TAMPA, Fla. -- A shift of power from the official Republican party apparatus to an informal coalition of megadonors, super PACs and nonprofit advocacy groups is underway here, as a rising shadow party increasingly drives GOP politics.
Mel Sembler, a Florida shopping mall magnate and a key member of the Romney campaign's finance team, is planning to open his home Tuesday for a few hours to the pro-Romney super PAC Restore Our Future to let the group's leaders chat up potential donors on their plans, according to GOP fundraisers who requested anonymity to preserve their relationship with the groups.
Meanwhile, on Tuesday afternoon, top strategists for three powerhouse GOP allies -- the Karl Rove-founded Crossroads groups; billionaires Charles and David Koch, who founded Americans for Prosperity; and the U.S. Chamber of Commerce -- are planning to huddle at a local hotel to coordinate efforts to spend tens of millions more on television ads and voter turnout, according to sources close to the groups, who were not authorized to speak on their behalf.
While federal election rules bar certain types of spending coordination between the campaign and the shadow groups, both elements mingle freely here.
The Tuesday confab of Crossroads, Chamber and AFP representatives is expected to discuss allocation of resources in the weeks leading up to Election Day, and is the latest in a series of strategy sessions among these pivotal players, who are allowed by law to coordinate with one another. The three groups have been working closely together over the last year, running several multimillion dollar ad drives in swing states such as Florida, Ohio and Virginia.
Two of the biggest financiers of the shadow GOP network, billionaires Sheldon Adelson and David Koch, will be in town, too, and are expected to attend some public events for groups that they've helped to bankroll. Koch will be honored on Thursday at an AFP event; and Adelson is likely to be at one of the events planned by the Republican Jewish Coalition, a pro-Israel group of which he's long been the leading donor, according to RJC members.
The Huffington Post has learned from the GOP fundraisers that Adelson is expected to write a multimillion-dollar check to the Chamber for its political program, which is focused on helping the GOP take the Senate and keep the House. And Adelson, according to the fundraisers, is also expected to provide more financial help to the RJC so that it can expand "significantly" a $6.5 million ad buy and voter mobilization drive, which the group announced in late July, to boost the Jewish vote for Romney in the three key states of Florida, Ohio and Pennsylvania.
Underscoring the outsized influence of Adelson, his wife, Miriam, is being honored in Tampa by the YG Network, a super PAC with ties to House Majority Leader Eric Cantor (R-Va.), to which the Adelsons have donated $5 million.
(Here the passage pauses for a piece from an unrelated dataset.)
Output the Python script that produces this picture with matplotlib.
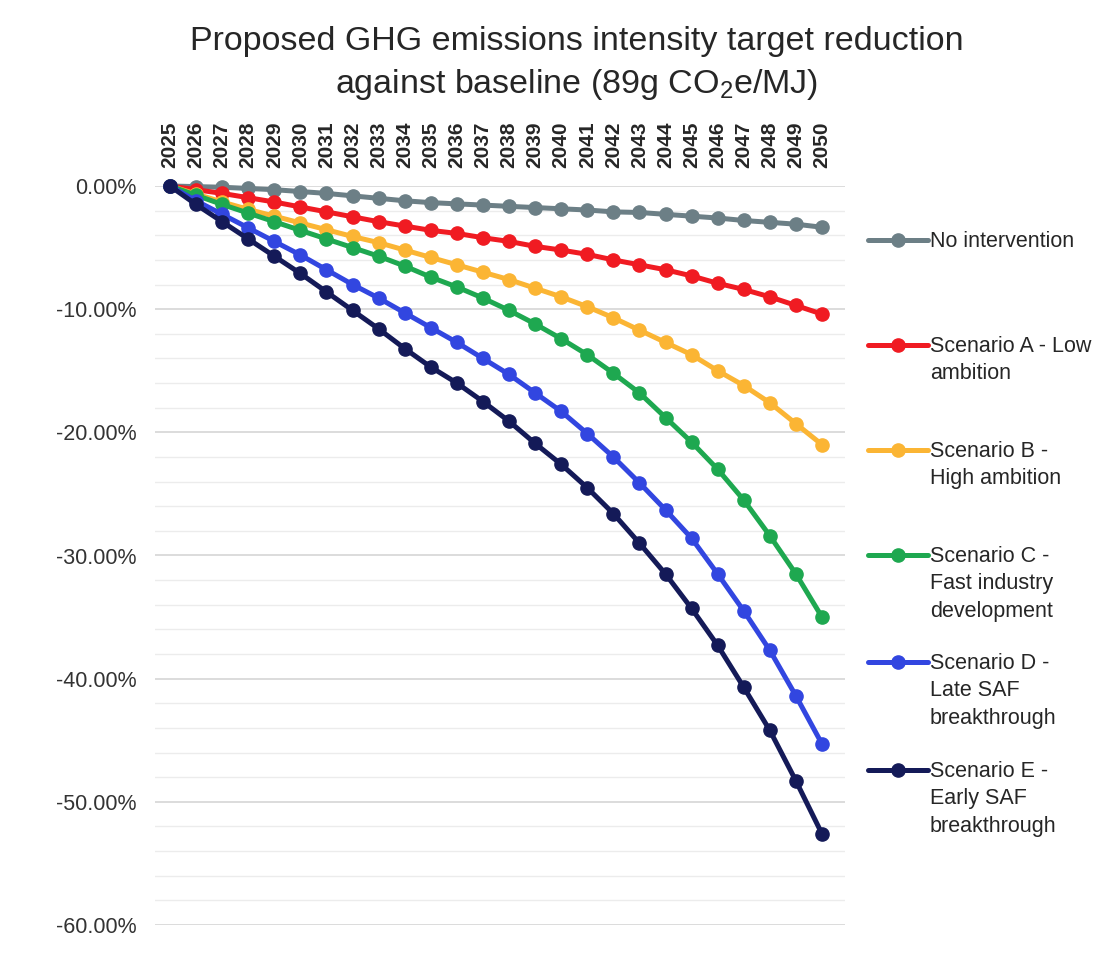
"""Proposed GHG emissions intensity target reduction, by scenario, 2025-2050."""
import matplotlib
matplotlib.use("Agg")
import matplotlib.pyplot as plt
from matplotlib.lines import Line2D
from matplotlib.ticker import FuncFormatter, MultipleLocator

plt.rcParams["font.family"] = ["Liberation Sans", "DejaVu Sans"]
plt.rcParams["mathtext.fontset"] = "custom"
plt.rcParams["mathtext.rm"] = "Liberation Sans"

years = list(range(2025, 2051))

no_intervention = [0.0, -0.05, -0.1, -0.2, -0.3, -0.45, -0.6, -0.8, -1.0, -1.2,
                   -1.35, -1.45, -1.55, -1.65, -1.75, -1.85, -1.95, -2.1, -2.15,
                   -2.3, -2.45, -2.6, -2.8, -2.95, -3.1, -3.35]
scenario_a = [0.0, -0.3, -0.6, -0.95, -1.3, -1.7, -2.1, -2.5, -2.9, -3.25,
              -3.6, -3.85, -4.2, -4.5, -4.9, -5.2, -5.55, -6.0, -6.4, -6.8,
              -7.3, -7.9, -8.4, -9.0, -9.7, -10.4]
scenario_b = [0.0, -0.65, -1.3, -1.9, -2.45, -3.0, -3.55, -4.1, -4.6, -5.2,
              -5.8, -6.4, -7.0, -7.6, -8.3, -9.0, -9.8, -10.7, -11.7, -12.7,
              -13.7, -15.0, -16.2, -17.6, -19.3, -21.0]
scenario_c = [0.0, -0.75, -1.5, -2.2, -2.9, -3.6, -4.3, -5.0, -5.7, -6.5,
              -7.4, -8.2, -9.1, -10.1, -11.2, -12.4, -13.7, -15.2, -16.8, -18.8,
              -20.8, -23.0, -25.5, -28.4, -31.5, -35.0]
scenario_d = [0.0, -1.2, -2.3, -3.4, -4.5, -5.6, -6.8, -8.0, -9.1, -10.3,
              -11.5, -12.7, -14.0, -15.3, -16.8, -18.3, -20.1, -22.0, -24.1, -26.3,
              -28.6, -31.5, -34.5, -37.7, -41.4, -45.3]
scenario_e = [0.0, -1.5, -2.9, -4.3, -5.7, -7.1, -8.6, -10.1, -11.6, -13.2,
              -14.7, -16.0, -17.5, -19.1, -20.9, -22.6, -24.5, -26.6, -29.0, -31.5,
              -34.3, -37.3, -40.7, -44.2, -48.3, -52.6]

labels = ["No intervention",
          "Scenario A - Low\nambition",
          "Scenario B -\nHigh ambition",
          "Scenario C -\nFast industry\ndevelopment",
          "Scenario D -\nLate SAF\nbreakthrough",
          "Scenario E -\nEarly SAF\nbreakthrough"]
colors = ["#6c7f86", "#f01b22", "#fbb534", "#1ea850", "#3246e0", "#141a58"]
series = [no_intervention, scenario_a, scenario_b, scenario_c, scenario_d, scenario_e]

W, H = 1115, 963
fig = plt.figure(figsize=(W / 100, H / 100), dpi=100)
ax = fig.add_axes([155 / W, 1 - 925 / H, 690 / W, 739 / H])

for vals, col in zip(series, colors):
    ax.plot(years, vals, color=col, lw=3.6, marker="o", ms=9.5,
            solid_capstyle="round", clip_on=False, zorder=3)

ax.set_xlim(2025 - 15 / 26.08, 2050 + 23 / 26.08)
ax.set_ylim(-60, 0)
ax.yaxis.set_major_locator(MultipleLocator(10))
ax.yaxis.set_minor_locator(MultipleLocator(2))
ax.yaxis.set_major_formatter(FuncFormatter(lambda v, _: f"{v:.2f}%"))
ax.grid(True, which="major", axis="y", color="#d6d6d6", lw=1.2)
ax.grid(True, which="minor", axis="y", color="#ececec", lw=1.0)
ax.set_axisbelow(True)
for s in ax.spines.values():
    s.set_visible(False)

ax.set_xticks(years)
ax.xaxis.tick_top()
ax.tick_params(axis="x", length=0, pad=13, labelsize=15, rotation=90,
               labelcolor="#262626")
for t in ax.get_xticklabels():
    t.set_fontweight("bold")
ax.tick_params(axis="y", which="both", length=0, pad=13, labelsize=15.5,
               labelcolor="#333333")

fig.text(577 / W, 1 - 26 / H,
         "Proposed GHG emissions intensity target reduction\n"
         r"against baseline (89g CO$_\mathregular{2}$e/MJ)",
         ha="center", va="top", fontsize=24.5, color="#262626", linespacing=1.38)

# legend drawn by hand so each handle lines up with the first text line
leg_y = [240, 345, 450, 555, 662, 770]
for lab, col, yp in zip(labels, colors, leg_y):
    yf = 1 - yp / H
    fig.add_artist(Line2D([868 / W, 928 / W], [yf, yf], color=col, lw=3.6,
                          solid_capstyle="round"))
    fig.add_artist(Line2D([898 / W], [yf], color=col, marker="o", ms=9.5))
    fig.text(930 / W, 1 - (yp - 9) / H, lab, ha="left", va="top",
             fontsize=15.5, color="#262626", linespacing=1.4)

fig.savefig("out.png", dpi=100)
The group has named a pavilion after Miriam Adelson, an Israeli-born physician.
This cluster of GOP allies, along with several other groups, are expected to spend close to $1 billion as part of the effort to defeat President Barack Obama and put the GOP in charge of both houses of Congress. Of that total, some $200 million is expected to come from casino mogul Adelson and the Kochs, who run an energy conglomerate.
Adelson seems to have the deepest political pockets this year and is on track to equal, if not surpass, the $100 million figure for political donations that he mentioned in a Forbes interview earlier this year.
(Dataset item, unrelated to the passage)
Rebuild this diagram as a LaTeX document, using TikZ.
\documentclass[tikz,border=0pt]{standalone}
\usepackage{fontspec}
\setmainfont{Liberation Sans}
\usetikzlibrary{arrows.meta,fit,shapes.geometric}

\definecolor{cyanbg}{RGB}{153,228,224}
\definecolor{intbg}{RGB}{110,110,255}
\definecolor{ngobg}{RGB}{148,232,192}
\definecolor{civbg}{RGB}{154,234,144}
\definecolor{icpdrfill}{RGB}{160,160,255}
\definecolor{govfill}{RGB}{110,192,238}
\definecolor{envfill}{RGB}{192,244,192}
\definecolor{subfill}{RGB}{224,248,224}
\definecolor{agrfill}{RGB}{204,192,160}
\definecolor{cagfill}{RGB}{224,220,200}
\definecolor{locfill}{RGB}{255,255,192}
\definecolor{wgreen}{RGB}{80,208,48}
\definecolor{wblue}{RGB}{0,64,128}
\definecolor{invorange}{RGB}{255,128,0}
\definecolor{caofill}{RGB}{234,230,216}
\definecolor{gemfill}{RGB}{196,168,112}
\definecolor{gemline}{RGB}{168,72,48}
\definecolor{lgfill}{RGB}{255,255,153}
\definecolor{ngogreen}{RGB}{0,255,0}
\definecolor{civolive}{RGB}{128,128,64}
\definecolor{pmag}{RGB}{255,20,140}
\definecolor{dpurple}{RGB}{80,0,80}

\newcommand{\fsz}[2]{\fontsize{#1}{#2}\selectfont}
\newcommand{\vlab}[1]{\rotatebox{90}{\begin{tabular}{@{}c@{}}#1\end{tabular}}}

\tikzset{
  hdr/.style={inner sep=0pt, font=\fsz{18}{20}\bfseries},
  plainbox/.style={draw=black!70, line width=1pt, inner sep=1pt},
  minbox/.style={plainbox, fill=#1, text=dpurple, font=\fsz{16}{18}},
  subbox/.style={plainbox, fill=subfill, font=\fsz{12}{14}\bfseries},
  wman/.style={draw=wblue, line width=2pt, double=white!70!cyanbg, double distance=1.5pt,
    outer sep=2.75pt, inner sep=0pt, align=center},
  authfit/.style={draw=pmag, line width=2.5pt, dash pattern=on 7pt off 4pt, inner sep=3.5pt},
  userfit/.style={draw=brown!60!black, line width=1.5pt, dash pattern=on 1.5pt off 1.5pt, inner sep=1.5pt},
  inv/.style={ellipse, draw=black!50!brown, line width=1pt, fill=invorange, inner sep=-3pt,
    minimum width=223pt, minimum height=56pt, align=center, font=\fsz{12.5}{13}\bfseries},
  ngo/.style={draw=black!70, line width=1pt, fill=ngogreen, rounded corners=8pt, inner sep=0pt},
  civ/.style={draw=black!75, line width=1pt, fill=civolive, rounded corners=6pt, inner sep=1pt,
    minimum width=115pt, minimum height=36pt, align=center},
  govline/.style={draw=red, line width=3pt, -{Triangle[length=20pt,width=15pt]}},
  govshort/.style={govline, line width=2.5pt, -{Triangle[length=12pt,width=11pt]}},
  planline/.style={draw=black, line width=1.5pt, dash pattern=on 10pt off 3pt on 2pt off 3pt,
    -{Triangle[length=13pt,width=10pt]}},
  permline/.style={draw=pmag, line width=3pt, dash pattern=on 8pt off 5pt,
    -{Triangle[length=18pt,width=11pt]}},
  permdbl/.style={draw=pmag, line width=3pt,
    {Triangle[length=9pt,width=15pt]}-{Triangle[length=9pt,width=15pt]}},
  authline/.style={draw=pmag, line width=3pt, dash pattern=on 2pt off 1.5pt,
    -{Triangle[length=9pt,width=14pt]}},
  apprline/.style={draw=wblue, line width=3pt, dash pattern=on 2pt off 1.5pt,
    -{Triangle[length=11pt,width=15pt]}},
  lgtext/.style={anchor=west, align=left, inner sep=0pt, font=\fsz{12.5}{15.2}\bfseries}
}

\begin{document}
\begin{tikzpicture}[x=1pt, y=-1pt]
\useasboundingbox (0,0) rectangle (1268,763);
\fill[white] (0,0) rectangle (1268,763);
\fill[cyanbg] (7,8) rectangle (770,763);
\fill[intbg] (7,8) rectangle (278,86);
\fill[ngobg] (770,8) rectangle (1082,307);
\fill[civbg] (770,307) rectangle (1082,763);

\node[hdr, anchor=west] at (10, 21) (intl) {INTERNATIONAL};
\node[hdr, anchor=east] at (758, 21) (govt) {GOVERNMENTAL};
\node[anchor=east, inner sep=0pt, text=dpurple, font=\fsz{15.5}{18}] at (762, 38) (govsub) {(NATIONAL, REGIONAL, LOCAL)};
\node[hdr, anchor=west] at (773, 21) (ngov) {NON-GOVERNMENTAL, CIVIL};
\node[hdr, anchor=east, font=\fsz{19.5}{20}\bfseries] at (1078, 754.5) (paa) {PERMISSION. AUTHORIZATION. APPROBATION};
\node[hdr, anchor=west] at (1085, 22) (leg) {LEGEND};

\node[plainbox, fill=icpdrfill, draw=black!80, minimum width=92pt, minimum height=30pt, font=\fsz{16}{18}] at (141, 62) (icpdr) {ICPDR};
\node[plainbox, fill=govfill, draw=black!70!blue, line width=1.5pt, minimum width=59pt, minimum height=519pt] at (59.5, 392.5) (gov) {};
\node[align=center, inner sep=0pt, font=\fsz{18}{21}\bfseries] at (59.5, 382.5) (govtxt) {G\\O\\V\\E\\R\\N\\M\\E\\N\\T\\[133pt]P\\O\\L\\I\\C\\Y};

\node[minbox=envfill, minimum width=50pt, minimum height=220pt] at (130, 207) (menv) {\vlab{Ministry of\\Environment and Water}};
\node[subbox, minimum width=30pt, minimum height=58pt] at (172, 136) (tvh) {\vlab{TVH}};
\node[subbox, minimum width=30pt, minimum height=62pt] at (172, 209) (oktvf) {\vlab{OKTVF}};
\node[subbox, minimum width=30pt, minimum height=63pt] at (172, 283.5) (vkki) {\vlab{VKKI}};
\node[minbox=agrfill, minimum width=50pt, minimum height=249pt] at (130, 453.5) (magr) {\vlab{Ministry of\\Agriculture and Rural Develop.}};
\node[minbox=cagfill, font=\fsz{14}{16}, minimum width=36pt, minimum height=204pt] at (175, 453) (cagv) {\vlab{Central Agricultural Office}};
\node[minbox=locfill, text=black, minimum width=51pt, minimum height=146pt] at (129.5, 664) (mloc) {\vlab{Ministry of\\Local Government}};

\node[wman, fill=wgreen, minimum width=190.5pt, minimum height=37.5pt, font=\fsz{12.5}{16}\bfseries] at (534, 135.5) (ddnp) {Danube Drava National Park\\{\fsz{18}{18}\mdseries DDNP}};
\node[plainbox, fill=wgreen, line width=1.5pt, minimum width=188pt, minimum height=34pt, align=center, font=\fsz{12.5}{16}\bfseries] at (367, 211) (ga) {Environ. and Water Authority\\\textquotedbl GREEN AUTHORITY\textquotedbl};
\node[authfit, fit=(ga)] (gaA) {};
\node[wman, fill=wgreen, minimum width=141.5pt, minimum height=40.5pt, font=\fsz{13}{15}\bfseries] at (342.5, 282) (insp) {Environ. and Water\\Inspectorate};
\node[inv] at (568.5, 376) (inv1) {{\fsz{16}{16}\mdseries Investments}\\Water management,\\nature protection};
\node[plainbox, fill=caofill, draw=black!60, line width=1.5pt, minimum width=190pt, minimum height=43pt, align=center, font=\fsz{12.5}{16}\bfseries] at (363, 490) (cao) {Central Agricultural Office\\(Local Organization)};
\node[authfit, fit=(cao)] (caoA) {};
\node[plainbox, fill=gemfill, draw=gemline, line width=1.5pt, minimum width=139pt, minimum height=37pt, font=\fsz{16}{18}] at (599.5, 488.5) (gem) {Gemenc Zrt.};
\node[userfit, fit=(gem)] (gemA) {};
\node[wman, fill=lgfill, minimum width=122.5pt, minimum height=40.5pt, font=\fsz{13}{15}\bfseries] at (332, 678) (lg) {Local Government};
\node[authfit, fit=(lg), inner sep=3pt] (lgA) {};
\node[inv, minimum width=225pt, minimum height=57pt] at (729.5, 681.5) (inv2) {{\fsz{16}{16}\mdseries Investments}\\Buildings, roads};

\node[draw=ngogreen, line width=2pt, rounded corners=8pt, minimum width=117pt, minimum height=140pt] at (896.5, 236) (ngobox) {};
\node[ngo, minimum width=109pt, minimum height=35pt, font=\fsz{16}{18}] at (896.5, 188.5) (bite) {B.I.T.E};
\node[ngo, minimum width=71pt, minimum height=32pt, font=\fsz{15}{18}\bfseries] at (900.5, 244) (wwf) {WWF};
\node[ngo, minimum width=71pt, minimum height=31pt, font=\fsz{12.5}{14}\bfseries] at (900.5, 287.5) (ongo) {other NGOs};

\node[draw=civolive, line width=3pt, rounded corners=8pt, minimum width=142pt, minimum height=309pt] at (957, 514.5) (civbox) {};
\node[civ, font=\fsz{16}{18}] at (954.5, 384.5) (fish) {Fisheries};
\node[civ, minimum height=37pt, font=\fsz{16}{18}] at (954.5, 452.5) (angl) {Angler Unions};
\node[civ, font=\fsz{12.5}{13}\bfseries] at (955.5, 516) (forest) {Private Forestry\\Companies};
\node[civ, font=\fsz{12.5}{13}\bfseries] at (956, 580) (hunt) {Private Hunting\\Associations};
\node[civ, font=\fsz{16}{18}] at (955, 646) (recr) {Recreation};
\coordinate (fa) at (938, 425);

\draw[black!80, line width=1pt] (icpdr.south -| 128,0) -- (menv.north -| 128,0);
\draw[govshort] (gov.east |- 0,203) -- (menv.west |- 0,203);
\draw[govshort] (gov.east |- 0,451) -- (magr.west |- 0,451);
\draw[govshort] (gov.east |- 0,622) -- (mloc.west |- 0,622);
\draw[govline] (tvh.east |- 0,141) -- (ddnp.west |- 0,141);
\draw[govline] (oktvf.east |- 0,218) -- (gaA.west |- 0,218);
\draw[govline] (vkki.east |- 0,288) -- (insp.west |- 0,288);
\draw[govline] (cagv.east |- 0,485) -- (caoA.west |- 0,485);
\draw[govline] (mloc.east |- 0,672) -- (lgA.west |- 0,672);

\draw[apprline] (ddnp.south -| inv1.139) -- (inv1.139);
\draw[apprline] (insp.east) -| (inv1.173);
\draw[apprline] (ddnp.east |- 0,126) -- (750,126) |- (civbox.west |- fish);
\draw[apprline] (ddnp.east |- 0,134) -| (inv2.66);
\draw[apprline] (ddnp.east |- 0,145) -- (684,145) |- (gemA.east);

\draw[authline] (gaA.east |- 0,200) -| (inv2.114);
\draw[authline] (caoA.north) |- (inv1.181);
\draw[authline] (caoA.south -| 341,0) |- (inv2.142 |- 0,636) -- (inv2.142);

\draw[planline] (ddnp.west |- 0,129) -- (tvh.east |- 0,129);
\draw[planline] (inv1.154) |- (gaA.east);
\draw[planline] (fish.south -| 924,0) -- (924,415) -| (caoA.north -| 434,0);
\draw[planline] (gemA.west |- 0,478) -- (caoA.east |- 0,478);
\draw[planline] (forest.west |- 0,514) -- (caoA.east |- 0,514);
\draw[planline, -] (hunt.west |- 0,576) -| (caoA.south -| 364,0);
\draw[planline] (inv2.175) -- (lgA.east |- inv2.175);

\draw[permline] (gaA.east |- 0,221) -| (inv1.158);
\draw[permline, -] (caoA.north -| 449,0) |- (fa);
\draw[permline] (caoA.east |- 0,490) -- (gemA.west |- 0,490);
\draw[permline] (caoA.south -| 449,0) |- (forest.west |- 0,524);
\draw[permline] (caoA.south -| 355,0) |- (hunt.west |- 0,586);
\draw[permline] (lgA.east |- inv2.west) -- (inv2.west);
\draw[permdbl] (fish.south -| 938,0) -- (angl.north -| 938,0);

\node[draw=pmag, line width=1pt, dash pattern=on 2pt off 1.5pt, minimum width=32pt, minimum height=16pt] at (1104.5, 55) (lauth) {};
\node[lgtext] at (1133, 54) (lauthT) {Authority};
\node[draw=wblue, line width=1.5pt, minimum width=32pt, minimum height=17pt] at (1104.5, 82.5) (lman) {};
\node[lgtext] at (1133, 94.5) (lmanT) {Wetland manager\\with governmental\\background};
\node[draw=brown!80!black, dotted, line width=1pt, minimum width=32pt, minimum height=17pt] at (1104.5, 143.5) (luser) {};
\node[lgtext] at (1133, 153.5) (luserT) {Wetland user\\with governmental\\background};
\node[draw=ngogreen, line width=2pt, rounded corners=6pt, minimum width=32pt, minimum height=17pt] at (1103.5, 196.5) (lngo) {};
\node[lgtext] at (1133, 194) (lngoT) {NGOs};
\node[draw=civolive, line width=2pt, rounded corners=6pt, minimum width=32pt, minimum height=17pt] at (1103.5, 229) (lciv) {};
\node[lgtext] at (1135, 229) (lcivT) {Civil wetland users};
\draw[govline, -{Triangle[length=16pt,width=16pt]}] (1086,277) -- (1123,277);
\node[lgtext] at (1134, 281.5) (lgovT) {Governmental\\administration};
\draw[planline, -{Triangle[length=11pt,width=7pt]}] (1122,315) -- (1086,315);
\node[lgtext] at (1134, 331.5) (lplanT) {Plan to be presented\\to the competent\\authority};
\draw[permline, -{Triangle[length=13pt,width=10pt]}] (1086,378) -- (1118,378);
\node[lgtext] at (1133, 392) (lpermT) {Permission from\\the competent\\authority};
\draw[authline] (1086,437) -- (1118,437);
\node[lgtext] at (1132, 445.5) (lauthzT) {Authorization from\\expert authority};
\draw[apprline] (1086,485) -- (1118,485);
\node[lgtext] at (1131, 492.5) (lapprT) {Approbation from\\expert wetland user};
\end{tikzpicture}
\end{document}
Adelson -- whose sprawling Las Vegas Sands casino empire is under federal investigation for possible illegal bribes to expand its lucrative gambling operations in Macao, China -- and his wife have between them donated over $40 million to super PACs, including at least $10 million to Restore Our Future.
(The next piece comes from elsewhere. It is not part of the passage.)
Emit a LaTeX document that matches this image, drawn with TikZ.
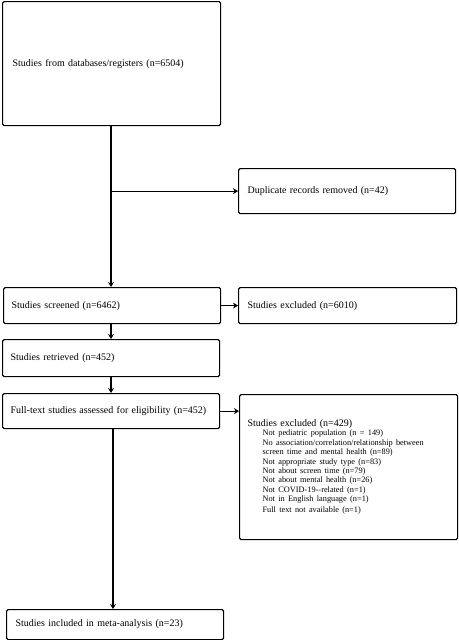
\documentclass[tikz,border=0pt]{standalone}
\usepackage{fontspec}
\setmainfont{Liberation Serif}
\usetikzlibrary{arrows.meta}
\begin{document}
\begin{tikzpicture}[x=1pt,y=-1pt,
  box/.style={draw, line width=1.2pt, rounded corners=1.5pt, anchor=north west,
    align=left, inner xsep=0pt, font=\fontsize{10}{11}\selectfont},
  arr/.style={line width=1.2pt, -{Stealth[length=5pt,width=6pt]}}]
\useasboundingbox (0,0) rectangle (458,640);
% boxes: text width = w - 2*pad, minimum width = w
\node[box, minimum width=218pt, minimum height=124pt, text width=198pt, inner xsep=10pt] (a) at (2,1) {Studies from databases/registers (n=6504)};
\node[box, minimum width=217pt, minimum height=45pt, text width=199pt, inner xsep=9pt] (dup) at (238,168) {Duplicate records removed (n=42)};
\node[box, minimum width=217pt, minimum height=36pt, text width=201pt, inner xsep=7pt] (scr) at (3,287) {Studies screened (n=6462)};
\node[box, minimum width=218pt, minimum height=36pt, text width=200pt, inner xsep=9pt] (ex1) at (238,287) {Studies excluded (n=6010)};
\node[box, minimum width=217pt, minimum height=37pt, text width=201pt, inner xsep=8pt] (ret) at (2,339) {Studies retrieved (n=452)};
\node[box, minimum width=217pt, minimum height=35pt, text width=201pt, inner xsep=8pt] (ft) at (2,393) {Full-text studies assessed for eligibility (n=452)};
\node[box, minimum width=218pt, minimum height=145pt, text width=202pt, inner xsep=8pt] (ex2) at (239,394) {Studies excluded (n=429)\\
\fontsize{8.3}{9.4}\selectfont
\hspace*{15pt}Not pediatric population (n = 149)\\
\hspace*{15pt}No association/correlation/relationship between\\
\hspace*{15pt}screen time and mental health (n=89)\\
\hspace*{15pt}Not appropriate study type (n=83)\\
\hspace*{15pt}Not about screen time (n=79)\\
\hspace*{15pt}Not about mental health (n=26)\\
\hspace*{15pt}Not COVID-19-{}-related (n=1)\\
\hspace*{15pt}Not in English language (n=1)\\
\hspace*{15pt}Full text not available (n=1)};
\node[box, minimum width=217pt, minimum height=30pt, text width=199pt, inner xsep=9pt] (fin) at (6,609) {Studies included in meta-analysis (n=23)};
% connectors
\coordinate (br) at (111,0);
\draw[arr] (a.south -| br) -- (scr.north -| br);
\draw[arr] (br |- dup.west) -- (dup.west);
\draw[arr] (scr.east) -- (ex1.west |- scr.east);
\draw[arr] (scr.south -| br) -- (ret.north -| br);
\draw[arr] (ret.south -| br) -- (ft.north -| br);
\draw[arr] (ft.east) -- (ex2.west |- ft.east);
\coordinate (br2) at (113,0);
\draw[arr] (ft.south -| br2) -- (fin.north -| br2);
\end{tikzpicture}
\end{document}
In addition, Adelson has donated tens of millions more to a few advocacy groups that are not required to reveal their contributors, including some $20 million to the Rove-affiliated Crossroads GPS and another $10 million to a new grassroots group started by the Kochs, according to fundraisers with knowledge of his giving but who were not authorized to speak on his behalf.
This unprecedented largess to a shadow GOP network has given a disproportionate importance to an elite cadre of super donors since high court rulings in 2010 gave the green light for individuals and corporations to give unlimited checks for ads and other electoral tools that can advocate for candidates.
In August, Americans for Prosperity launched a $25 million ad drive and an ambitious national 'get out the vote' effort in 300 counties in battleground states for Mitt Romney, as well as local Senate and House candidates.
Crossroads leaders have said that they expect to spend another $35 million on ads this fall.
And the Chamber, which intends to spend at least $50 million on congressional races in battleground states alone, plans millions more in ads and voter mobilization.
CORRECTION: Due to an editorial oversight, a previous version of this story incorrectly identified Americans for Prosperity as a super PAC; it is not.